Поэтому положение сторонников “борьбы за мир” стало невыносимым, ибо если раньше можно было говорить о мире, не боясь быть уличенным во лжи, то теперь, после политики наступления, поддержанной “оборонцами”, слова о мире из уст “оборонцев” звучат насмешкой.
О чем же все это говорит?
О том, что “товарищеские” разговоры о мире в Стокгольме и кровопролитные дела на фронтах оказались абсолютно несовместимыми, что противоречие между ними стало кричащим, самоочевидным.
В этом неизбежность краха Стокгольмской конференции.
Ввиду этого несколько изменилось и наше отношение к Стокгольму.
Раньше мы разоблачали стокгольмскую затею. Теперь вряд ли стоит ее разоблачать, ибо она сама себя разоблачает.
Раньше ее надо было клеймить, как игру в мир вводящую массы в обман. Теперь вряд ли стоит ее клеймить ибо лежачего не бьют.
Но из этого следует, что путь к Стокгольму не есть путь к миру.
Путь к миру идет мимо Стокгольма через революционную борьбу рабочих против империализма.
“Рабочий и Солдат” № 15, 9 августа 1917 г.
Передовая
Куда ведет Московское совещание?
Бегство из Петрограда
Московское совещание открылось. Открылось оно не в Петрограде, не в центре революции, а подальше от него, в “московской тиши”.
В дни революции важные совещания созывались, обычно, в Петрограде, в цитадели революции, свергнувшей царизм. Тогда Петрограда не боялись, тогда льнули к нему. Но теперь дни революции сменились сумерками контрреволюции.
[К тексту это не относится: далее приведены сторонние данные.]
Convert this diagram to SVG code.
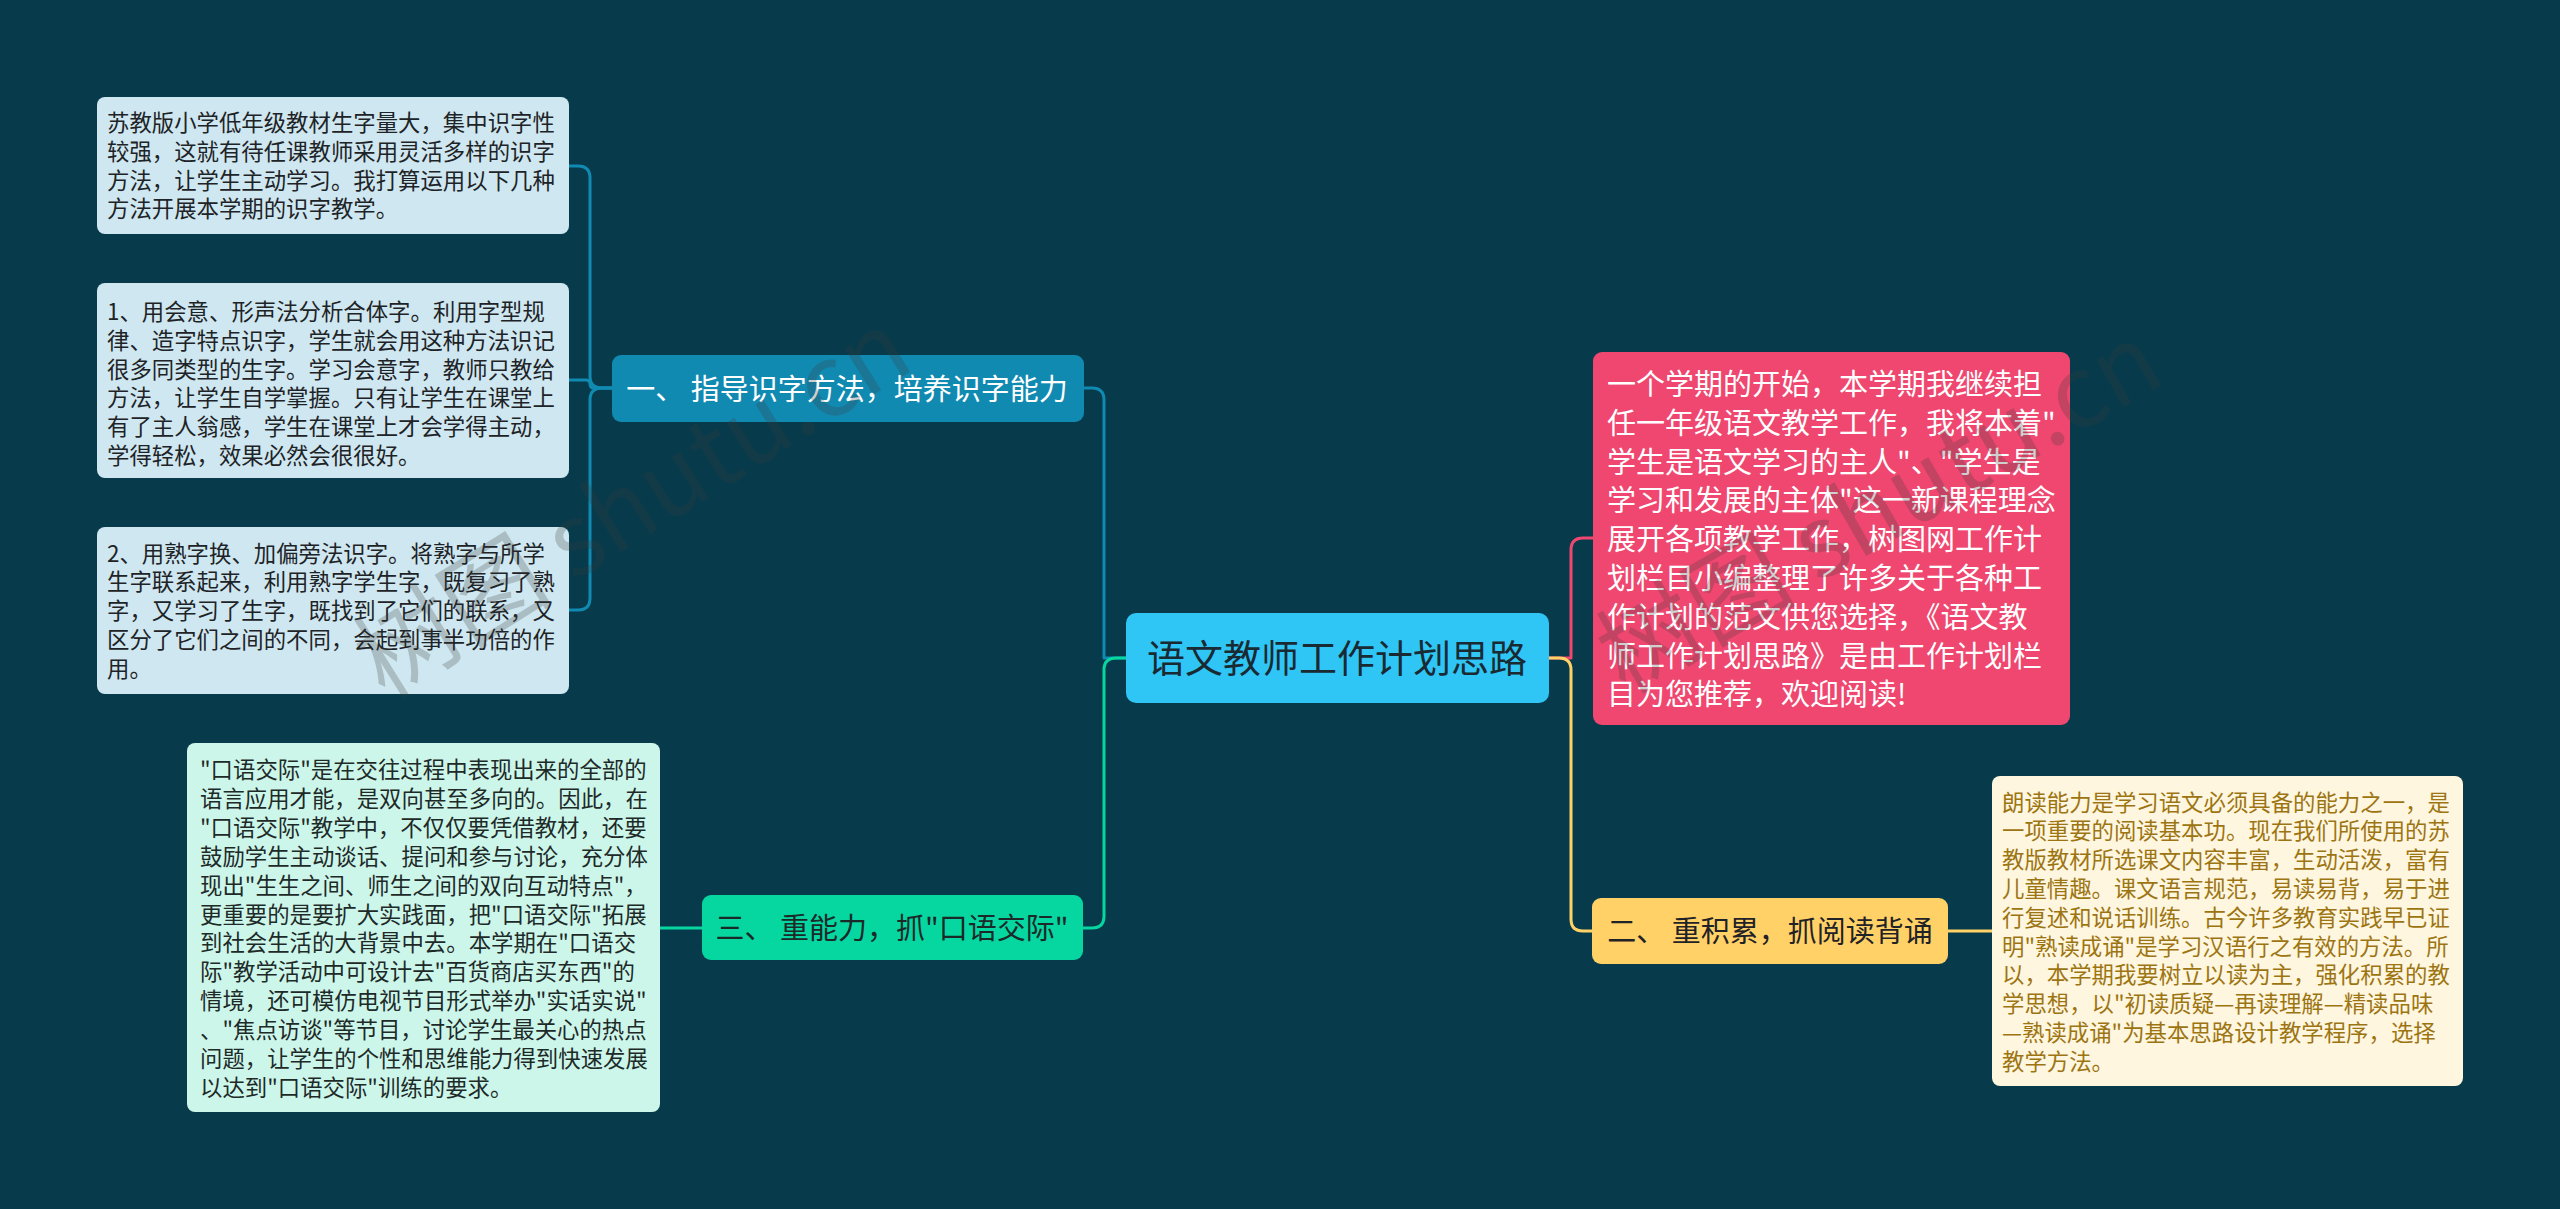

Теперь Петроград опасен, теперь его боятся, как чумы, и… бегут от него, как черти от ладана, подальше, в Москву, “где не так беспокойно”, где, по мнению контрреволюционеров, всего легче обделать свои черные дела.
“Совещание пойдет под флагом Москвы, московские идеи, московские настроения далеки от гнилого Петрограда, — язвы, заражающей Россию” (“Вечернее Время”, 11 августа).
Так говорят контрреволюционеры. С ними совершенно согласны “оборонцы”.
— В Москву, в Москву! — шепчутся “спасатели страны”, удирая из Петрограда.
— Скатертью дорога, — отвечает им революционный Петроград.